- Born: 1981 or 1982 (age 42–43) Vestal, New York
- Education: School of American Ballet
- Occupations: ballet dancer; ballet master;
- Years active: 1998-2017
- Spouse: Adam Hendrickson ​(m. 2011)​
- Career
- Current group: New York City Ballet

= Rebecca Krohn =

American ballet dancer

Rebecca Krohn (born 1981/1982) is an American retired ballet dancer. She danced with the New York City Ballet as a principal dancer until her retirement in 2017, then became a ballet master and served as one of the interim leaders between late 2017 and early 2019.

==Early life==
Krohn was born and raised in Vestal, New York. She started ballet at age four after seeing The Nutcracker. Starting from age 10, she attended summer programs at the Chautauqua Ballet, which was run by Patricia McBride and Jean-Pierre Bonnefoux. In 1995, when Krohn was 14, encouraged by McBride and Bonnefoux, she entered the School of American Ballet in New York City.

==Career==
In 1998, at age 17, Krohn became an apprentice with the New York City Ballet. Krohn joined the corps de ballet the following year, and appeared in the 2000 Center Stage as a background dancer. She became a soloist in 2006, danced in the film version of Robbins' N.Y. Export: Op. Jazz in 2010, and was promoted to principal dancer in 2012. She learned Balanchine repertory from ballet masters who worked with him, and had worked with choreographers such as Justin Peck and Benjamin Millepied. On October 7, 2017, Krohn retired from performing after a performance of in Balanchine's Stravinsky Violin Concerto, for which she danced the Aria I role.

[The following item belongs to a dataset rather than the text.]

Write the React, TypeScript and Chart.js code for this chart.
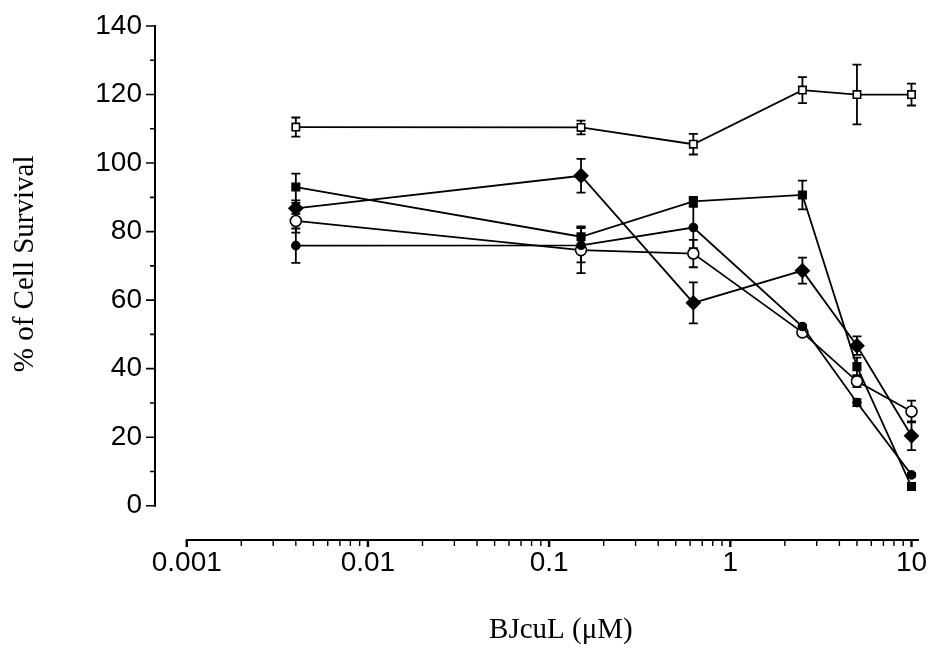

Following her retirement, she remains in the company as a ballet master, a move inspired by her mentors, especially Karin von Aroldingen. In December, following ballet master in chief Peter Martins's departure due to sexual assault allegations, Krohn was appointed to be in the four-person interim leadership team, led by ballet master Jonathan Stafford and also consists of Justin Peck and Craig Hall. The team brought back other Balanchine veterans to coach the dancers, and Krohn also worked with them as she had never worked with Balanchine himself. In February 2019, a permanent management with Stafford as Artistic Director and Wendy Whelan as Associate Artistic Director respectively was established.

==Personal life==
In 2011, Krohn married Adam Hendrickson, a fellow New York City Ballet dancer.